Stated exercise » Everything from the first line of the data through the line with "1.25, 1.08, 0.18];" is to be echoed exactly, minus the pictures.
=====
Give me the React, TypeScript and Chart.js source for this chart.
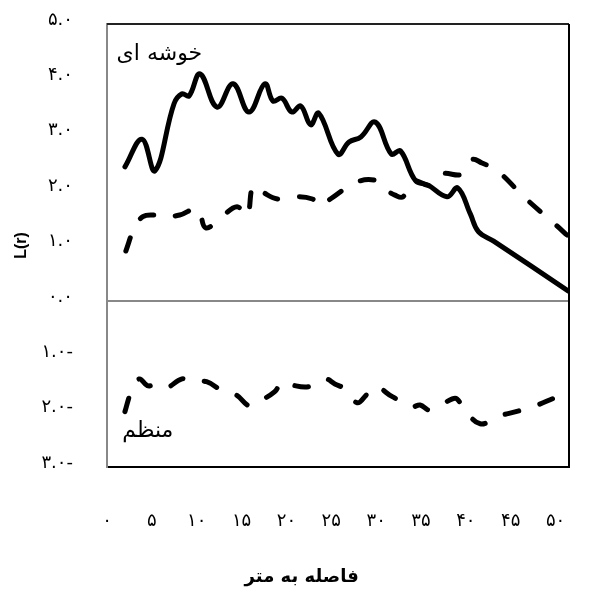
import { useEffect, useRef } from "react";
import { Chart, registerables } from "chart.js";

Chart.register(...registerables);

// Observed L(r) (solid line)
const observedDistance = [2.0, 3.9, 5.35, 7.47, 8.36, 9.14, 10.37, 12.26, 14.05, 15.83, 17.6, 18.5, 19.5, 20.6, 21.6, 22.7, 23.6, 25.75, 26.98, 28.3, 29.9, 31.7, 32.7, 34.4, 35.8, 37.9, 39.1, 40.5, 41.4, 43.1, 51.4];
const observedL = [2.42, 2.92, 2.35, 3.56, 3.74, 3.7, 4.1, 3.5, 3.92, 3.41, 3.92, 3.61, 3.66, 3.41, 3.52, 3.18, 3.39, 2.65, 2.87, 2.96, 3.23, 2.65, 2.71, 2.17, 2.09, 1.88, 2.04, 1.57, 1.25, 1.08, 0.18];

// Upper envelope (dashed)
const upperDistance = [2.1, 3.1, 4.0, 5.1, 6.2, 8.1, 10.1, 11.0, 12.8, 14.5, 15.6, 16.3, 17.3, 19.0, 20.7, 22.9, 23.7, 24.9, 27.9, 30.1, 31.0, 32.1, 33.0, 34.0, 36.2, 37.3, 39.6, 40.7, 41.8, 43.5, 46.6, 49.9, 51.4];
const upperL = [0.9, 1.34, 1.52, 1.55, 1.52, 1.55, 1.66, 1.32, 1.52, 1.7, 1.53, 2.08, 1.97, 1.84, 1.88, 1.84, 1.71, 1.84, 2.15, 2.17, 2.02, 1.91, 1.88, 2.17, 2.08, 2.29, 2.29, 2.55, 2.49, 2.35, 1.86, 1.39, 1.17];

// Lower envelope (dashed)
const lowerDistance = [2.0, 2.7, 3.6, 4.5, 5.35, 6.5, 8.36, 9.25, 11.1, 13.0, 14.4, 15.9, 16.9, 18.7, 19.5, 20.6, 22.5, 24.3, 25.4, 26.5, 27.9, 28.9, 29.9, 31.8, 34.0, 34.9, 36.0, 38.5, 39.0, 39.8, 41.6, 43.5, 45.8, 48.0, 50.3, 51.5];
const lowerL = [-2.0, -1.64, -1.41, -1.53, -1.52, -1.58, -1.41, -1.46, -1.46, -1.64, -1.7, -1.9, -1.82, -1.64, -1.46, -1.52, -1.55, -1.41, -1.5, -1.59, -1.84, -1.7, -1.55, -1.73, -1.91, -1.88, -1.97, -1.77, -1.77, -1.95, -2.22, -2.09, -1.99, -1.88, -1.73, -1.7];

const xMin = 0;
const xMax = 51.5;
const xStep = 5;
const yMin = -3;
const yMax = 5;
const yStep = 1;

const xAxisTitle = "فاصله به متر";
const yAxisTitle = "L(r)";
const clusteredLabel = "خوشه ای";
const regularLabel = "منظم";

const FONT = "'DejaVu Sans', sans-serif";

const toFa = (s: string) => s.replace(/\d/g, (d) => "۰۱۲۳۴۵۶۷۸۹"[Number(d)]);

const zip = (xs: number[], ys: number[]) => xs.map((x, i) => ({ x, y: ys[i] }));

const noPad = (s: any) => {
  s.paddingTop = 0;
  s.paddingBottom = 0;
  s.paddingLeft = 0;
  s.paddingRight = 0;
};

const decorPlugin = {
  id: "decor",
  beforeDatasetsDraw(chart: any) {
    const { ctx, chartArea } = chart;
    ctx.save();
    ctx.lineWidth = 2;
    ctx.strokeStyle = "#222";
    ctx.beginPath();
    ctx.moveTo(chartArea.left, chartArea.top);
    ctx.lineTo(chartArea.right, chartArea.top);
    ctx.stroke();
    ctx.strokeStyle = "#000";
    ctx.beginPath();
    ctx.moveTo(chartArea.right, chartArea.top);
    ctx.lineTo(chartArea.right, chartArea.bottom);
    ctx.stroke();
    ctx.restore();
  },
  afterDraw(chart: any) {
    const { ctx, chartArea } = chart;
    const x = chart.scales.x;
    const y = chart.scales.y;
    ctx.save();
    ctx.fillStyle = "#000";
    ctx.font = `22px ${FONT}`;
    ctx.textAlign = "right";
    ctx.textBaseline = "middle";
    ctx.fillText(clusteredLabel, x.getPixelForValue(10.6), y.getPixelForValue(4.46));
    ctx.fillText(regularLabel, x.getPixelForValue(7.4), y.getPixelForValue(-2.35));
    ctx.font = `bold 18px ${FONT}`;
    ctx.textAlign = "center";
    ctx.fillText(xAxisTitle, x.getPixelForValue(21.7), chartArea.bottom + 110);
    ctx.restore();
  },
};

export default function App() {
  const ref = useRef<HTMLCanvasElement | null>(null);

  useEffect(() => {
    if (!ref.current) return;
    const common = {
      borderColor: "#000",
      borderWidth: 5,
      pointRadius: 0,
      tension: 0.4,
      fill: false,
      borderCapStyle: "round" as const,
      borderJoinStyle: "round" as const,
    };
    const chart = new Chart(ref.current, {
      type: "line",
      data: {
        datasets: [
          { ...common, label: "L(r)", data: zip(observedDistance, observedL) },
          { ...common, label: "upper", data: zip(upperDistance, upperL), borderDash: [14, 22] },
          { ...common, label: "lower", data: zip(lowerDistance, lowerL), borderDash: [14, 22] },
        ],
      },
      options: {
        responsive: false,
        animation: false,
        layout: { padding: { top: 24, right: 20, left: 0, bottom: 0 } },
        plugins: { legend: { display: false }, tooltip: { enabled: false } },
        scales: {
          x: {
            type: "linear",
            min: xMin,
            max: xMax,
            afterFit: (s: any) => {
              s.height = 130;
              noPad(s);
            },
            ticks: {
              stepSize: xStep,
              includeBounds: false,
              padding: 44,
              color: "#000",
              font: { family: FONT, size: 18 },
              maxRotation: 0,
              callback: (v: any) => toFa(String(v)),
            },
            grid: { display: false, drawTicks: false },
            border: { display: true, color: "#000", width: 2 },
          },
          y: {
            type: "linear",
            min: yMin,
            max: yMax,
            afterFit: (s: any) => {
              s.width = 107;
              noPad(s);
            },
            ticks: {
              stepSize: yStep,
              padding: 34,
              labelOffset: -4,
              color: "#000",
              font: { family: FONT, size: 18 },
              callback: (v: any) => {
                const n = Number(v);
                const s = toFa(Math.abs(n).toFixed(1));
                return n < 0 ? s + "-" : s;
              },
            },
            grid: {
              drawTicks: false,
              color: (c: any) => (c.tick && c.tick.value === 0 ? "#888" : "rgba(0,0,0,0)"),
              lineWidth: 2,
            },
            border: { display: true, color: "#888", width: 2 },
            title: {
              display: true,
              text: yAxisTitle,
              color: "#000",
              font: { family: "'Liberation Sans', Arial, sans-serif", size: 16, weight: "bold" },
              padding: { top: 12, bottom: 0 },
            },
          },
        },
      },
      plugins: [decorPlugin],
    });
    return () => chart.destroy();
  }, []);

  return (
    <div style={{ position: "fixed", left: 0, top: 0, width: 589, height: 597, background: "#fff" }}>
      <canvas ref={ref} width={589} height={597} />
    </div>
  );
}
=====
Final result »
Give me the React, TypeScript and Chart.js source for this chart.
import { useEffect, useRef } from "react";
import { Chart, registerables } from "chart.js";

Chart.register(...registerables);

// Observed L(r) (solid line)
const observedDistance = [2.0, 3.9, 5.35, 7.47, 8.36, 9.14, 10.37, 12.26, 14.05, 15.83, 17.6, 18.5, 19.5, 20.6, 21.6, 22.7, 23.6, 25.75, 26.98, 28.3, 29.9, 31.7, 32.7, 34.4, 35.8, 37.9, 39.1, 40.5, 41.4, 43.1, 51.4];
const observedL = [2.42, 2.92, 2.35, 3.56, 3.74, 3.7, 4.1, 3.5, 3.92, 3.41, 3.92, 3.61, 3.66, 3.41, 3.52, 3.18, 3.39, 2.65, 2.87, 2.96, 3.23, 2.65, 2.71, 2.17, 2.09, 1.88, 2.04, 1.57, 1.25, 1.08, 0.18];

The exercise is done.